__Given exercise__. Pictures are not part of the copy. Give again exactly the lines from the one with "What Plotly code" to the one with "fig = go.Figure()", inclusive.

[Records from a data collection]
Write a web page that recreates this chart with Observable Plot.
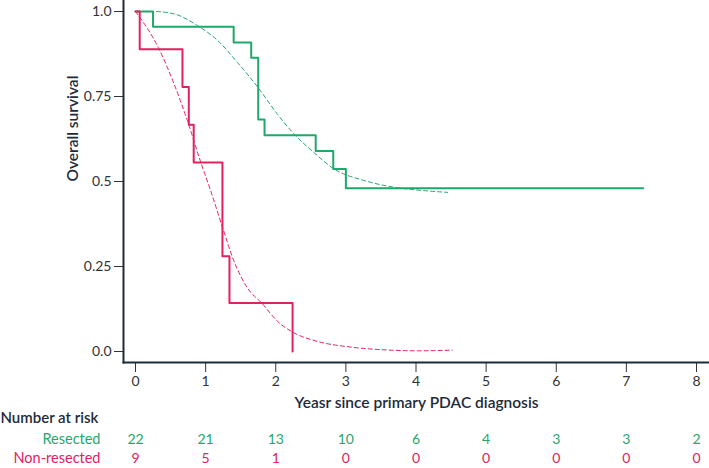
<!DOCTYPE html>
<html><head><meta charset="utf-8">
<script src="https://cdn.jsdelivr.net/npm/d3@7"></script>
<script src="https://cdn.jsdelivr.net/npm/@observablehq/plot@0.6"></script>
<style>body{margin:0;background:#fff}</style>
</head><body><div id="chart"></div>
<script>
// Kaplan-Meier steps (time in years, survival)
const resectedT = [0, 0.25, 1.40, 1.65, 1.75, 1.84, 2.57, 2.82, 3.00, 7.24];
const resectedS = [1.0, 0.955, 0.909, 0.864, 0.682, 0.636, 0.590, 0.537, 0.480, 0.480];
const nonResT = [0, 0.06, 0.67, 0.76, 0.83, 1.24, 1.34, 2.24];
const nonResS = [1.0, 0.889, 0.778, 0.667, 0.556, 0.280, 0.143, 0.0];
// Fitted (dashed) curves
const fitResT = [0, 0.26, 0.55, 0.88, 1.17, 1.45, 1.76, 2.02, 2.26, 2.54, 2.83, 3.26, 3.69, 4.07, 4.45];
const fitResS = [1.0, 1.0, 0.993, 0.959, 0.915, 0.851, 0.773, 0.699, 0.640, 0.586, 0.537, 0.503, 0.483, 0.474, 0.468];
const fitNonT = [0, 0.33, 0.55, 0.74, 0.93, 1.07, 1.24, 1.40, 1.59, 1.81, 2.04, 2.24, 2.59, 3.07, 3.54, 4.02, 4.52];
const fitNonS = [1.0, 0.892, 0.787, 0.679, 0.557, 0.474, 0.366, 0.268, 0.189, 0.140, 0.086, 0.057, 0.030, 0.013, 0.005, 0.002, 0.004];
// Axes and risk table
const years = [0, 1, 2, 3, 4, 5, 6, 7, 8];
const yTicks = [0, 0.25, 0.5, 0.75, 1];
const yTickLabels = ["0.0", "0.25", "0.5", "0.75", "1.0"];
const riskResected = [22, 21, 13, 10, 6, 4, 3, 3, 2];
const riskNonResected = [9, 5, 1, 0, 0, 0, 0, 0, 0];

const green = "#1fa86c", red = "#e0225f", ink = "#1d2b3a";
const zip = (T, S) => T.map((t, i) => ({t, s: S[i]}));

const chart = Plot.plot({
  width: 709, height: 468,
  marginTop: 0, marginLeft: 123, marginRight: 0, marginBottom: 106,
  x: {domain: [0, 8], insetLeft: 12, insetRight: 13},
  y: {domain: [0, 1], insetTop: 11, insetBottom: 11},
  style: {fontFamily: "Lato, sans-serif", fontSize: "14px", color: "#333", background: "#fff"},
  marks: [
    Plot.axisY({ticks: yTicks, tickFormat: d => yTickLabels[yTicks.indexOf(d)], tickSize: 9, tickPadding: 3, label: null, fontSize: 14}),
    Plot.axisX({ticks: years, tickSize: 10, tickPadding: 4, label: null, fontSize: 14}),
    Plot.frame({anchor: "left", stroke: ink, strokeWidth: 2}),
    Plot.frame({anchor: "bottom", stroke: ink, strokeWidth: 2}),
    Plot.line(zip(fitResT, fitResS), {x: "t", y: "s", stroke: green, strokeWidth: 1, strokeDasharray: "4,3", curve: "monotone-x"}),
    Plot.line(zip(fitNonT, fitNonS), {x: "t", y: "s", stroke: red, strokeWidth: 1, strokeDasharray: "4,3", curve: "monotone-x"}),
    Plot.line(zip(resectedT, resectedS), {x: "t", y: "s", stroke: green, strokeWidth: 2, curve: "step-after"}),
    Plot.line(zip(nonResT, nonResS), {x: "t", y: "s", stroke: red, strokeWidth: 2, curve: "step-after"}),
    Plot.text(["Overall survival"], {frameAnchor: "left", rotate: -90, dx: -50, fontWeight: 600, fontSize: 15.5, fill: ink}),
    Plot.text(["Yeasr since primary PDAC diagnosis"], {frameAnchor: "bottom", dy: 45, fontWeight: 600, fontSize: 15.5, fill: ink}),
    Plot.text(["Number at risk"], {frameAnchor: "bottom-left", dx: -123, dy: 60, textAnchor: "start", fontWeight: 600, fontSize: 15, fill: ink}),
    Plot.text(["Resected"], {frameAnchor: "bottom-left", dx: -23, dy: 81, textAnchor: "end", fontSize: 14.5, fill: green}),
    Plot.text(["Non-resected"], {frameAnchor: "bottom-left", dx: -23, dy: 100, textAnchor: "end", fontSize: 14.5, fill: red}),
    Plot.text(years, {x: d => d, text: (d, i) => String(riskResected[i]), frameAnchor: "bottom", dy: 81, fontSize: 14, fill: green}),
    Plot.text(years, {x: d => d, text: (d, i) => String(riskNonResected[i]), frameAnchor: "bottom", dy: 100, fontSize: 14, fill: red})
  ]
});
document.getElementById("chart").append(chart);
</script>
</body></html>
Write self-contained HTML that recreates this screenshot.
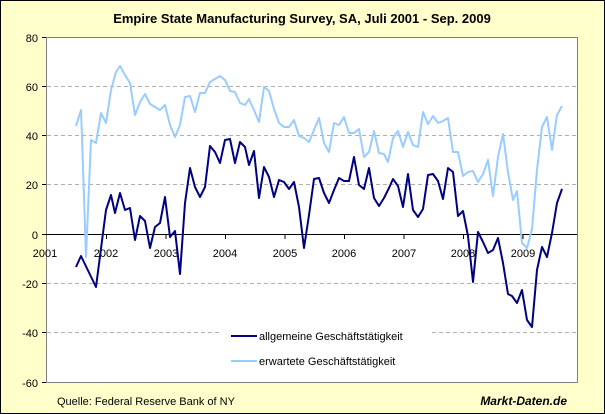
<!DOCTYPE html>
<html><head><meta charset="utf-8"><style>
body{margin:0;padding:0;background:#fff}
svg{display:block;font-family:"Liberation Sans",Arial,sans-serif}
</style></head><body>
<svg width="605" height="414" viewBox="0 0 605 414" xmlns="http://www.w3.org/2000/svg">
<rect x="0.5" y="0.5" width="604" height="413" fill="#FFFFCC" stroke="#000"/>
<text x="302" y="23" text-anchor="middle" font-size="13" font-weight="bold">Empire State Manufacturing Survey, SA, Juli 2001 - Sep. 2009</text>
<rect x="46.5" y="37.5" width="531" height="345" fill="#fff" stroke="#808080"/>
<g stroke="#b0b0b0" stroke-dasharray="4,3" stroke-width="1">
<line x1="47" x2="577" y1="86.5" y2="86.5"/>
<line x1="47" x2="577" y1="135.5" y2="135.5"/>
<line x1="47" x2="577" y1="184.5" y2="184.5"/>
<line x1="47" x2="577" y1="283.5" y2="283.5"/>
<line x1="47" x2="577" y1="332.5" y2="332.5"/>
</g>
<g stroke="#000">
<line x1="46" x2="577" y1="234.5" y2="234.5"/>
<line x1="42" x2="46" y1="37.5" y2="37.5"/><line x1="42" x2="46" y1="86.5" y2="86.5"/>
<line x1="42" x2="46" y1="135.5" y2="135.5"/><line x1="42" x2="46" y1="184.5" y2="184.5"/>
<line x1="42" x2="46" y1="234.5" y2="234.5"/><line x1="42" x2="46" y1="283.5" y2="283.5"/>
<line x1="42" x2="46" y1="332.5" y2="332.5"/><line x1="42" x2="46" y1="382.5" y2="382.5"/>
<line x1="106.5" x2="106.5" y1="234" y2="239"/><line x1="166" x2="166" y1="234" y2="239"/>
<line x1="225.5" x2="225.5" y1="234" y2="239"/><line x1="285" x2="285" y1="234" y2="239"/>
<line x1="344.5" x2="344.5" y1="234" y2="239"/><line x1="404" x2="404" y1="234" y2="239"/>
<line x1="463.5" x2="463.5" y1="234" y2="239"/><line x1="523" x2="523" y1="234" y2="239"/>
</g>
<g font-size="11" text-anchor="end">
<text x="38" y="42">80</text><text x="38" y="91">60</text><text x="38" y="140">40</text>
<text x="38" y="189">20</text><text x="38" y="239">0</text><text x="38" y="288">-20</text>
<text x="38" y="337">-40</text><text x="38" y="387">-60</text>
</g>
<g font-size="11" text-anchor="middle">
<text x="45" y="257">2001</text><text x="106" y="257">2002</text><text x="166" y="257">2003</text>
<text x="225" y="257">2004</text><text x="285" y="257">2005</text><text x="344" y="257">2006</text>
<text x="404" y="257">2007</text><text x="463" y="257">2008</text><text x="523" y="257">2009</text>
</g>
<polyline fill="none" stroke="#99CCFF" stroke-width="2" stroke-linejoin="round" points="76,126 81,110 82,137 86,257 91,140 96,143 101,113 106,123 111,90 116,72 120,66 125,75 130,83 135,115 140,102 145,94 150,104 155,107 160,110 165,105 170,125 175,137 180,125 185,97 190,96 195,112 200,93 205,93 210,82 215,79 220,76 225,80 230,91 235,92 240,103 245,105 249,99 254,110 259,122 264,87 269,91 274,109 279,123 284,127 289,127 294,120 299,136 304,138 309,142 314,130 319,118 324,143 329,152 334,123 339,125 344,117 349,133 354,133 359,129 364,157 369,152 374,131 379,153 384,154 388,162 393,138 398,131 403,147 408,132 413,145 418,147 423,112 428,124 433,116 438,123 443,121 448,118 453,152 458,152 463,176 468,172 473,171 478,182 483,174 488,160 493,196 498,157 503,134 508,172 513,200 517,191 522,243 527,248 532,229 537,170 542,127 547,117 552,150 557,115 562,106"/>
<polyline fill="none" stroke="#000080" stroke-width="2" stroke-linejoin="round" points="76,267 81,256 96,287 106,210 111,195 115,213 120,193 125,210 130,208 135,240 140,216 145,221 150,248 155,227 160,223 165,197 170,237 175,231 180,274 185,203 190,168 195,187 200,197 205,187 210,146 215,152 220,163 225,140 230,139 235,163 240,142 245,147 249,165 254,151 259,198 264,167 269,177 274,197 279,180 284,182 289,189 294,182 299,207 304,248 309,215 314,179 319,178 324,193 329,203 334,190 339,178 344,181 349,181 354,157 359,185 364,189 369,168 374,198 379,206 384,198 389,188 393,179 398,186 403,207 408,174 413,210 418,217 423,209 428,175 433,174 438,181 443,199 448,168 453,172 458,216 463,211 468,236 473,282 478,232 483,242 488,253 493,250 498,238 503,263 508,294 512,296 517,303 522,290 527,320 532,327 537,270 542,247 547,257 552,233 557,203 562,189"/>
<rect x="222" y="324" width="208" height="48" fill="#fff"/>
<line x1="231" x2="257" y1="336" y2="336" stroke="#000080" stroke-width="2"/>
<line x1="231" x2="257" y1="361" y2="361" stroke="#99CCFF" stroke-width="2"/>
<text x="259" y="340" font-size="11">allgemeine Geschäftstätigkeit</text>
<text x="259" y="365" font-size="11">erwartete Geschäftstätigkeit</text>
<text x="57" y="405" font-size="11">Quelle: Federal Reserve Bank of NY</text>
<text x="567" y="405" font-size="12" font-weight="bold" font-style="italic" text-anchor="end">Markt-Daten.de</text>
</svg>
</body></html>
---
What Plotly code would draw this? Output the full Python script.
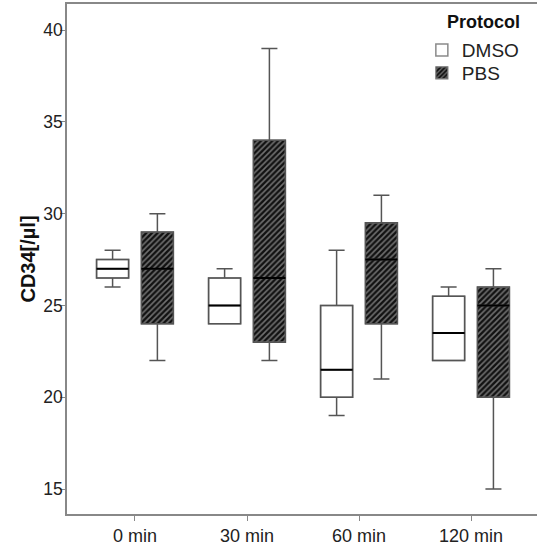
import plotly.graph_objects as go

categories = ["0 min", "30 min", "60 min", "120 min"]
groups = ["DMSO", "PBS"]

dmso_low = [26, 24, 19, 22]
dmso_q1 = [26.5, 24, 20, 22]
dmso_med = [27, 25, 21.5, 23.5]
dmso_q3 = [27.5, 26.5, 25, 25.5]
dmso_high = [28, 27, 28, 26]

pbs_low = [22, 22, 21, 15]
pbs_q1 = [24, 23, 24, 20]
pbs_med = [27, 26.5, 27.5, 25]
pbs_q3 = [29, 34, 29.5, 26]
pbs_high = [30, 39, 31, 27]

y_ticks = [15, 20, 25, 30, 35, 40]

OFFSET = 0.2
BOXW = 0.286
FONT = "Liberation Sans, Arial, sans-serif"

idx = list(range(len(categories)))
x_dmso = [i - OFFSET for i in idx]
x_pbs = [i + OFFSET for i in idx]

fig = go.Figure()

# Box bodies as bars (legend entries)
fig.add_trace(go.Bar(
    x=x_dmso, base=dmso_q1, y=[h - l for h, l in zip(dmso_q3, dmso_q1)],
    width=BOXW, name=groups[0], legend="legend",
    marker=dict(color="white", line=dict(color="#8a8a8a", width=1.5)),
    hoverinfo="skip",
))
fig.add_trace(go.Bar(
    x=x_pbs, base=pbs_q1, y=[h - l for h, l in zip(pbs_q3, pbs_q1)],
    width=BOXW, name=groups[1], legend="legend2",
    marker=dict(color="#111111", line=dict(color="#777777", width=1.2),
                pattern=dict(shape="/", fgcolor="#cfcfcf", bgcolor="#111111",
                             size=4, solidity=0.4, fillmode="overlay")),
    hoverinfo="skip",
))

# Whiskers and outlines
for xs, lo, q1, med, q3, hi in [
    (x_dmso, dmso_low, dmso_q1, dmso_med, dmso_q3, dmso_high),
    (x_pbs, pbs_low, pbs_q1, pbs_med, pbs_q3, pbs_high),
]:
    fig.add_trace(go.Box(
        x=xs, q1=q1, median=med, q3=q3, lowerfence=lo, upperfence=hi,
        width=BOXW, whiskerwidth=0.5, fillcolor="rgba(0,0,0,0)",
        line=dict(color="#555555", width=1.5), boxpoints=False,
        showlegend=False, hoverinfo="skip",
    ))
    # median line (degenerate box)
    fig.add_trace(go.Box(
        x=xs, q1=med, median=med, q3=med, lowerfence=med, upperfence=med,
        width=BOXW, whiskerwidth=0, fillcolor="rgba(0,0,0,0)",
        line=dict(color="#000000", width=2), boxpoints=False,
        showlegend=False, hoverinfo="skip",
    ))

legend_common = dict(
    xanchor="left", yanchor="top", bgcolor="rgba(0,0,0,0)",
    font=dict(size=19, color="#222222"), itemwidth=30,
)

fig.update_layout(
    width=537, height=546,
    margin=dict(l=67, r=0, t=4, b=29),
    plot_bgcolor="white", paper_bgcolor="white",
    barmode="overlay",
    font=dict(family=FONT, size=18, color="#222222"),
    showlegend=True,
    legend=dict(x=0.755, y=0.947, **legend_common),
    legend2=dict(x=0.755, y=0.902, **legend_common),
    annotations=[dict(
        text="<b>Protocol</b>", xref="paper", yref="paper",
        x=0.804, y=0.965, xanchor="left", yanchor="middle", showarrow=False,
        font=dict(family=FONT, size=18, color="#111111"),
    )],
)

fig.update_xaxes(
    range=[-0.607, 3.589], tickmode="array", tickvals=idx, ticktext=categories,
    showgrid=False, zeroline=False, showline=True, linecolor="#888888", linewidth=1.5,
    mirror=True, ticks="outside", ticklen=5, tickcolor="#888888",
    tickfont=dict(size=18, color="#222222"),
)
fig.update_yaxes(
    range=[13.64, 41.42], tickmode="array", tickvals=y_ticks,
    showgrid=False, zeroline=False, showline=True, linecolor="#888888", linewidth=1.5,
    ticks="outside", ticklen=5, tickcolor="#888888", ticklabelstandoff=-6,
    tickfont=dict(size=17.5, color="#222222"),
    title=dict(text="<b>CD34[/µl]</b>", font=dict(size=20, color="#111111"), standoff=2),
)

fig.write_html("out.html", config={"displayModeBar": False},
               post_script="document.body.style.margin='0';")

__Task solution__.
What Plotly code would draw this? Output the full Python script.
import plotly.graph_objects as go

categories = ["0 min", "30 min", "60 min", "120 min"]
groups = ["DMSO", "PBS"]

dmso_low = [26, 24, 19, 22]
dmso_q1 = [26.5, 24, 20, 22]
dmso_med = [27, 25, 21.5, 23.5]
dmso_q3 = [27.5, 26.5, 25, 25.5]
dmso_high = [28, 27, 28, 26]

pbs_low = [22, 22, 21, 15]
pbs_q1 = [24, 23, 24, 20]
pbs_med = [27, 26.5, 27.5, 25]
pbs_q3 = [29, 34, 29.5, 26]
pbs_high = [30, 39, 31, 27]

y_ticks = [15, 20, 25, 30, 35, 40]

OFFSET = 0.2
BOXW = 0.286
FONT = "Liberation Sans, Arial, sans-serif"

idx = list(range(len(categories)))
x_dmso = [i - OFFSET for i in idx]
x_pbs = [i + OFFSET for i in idx]

fig = go.Figure()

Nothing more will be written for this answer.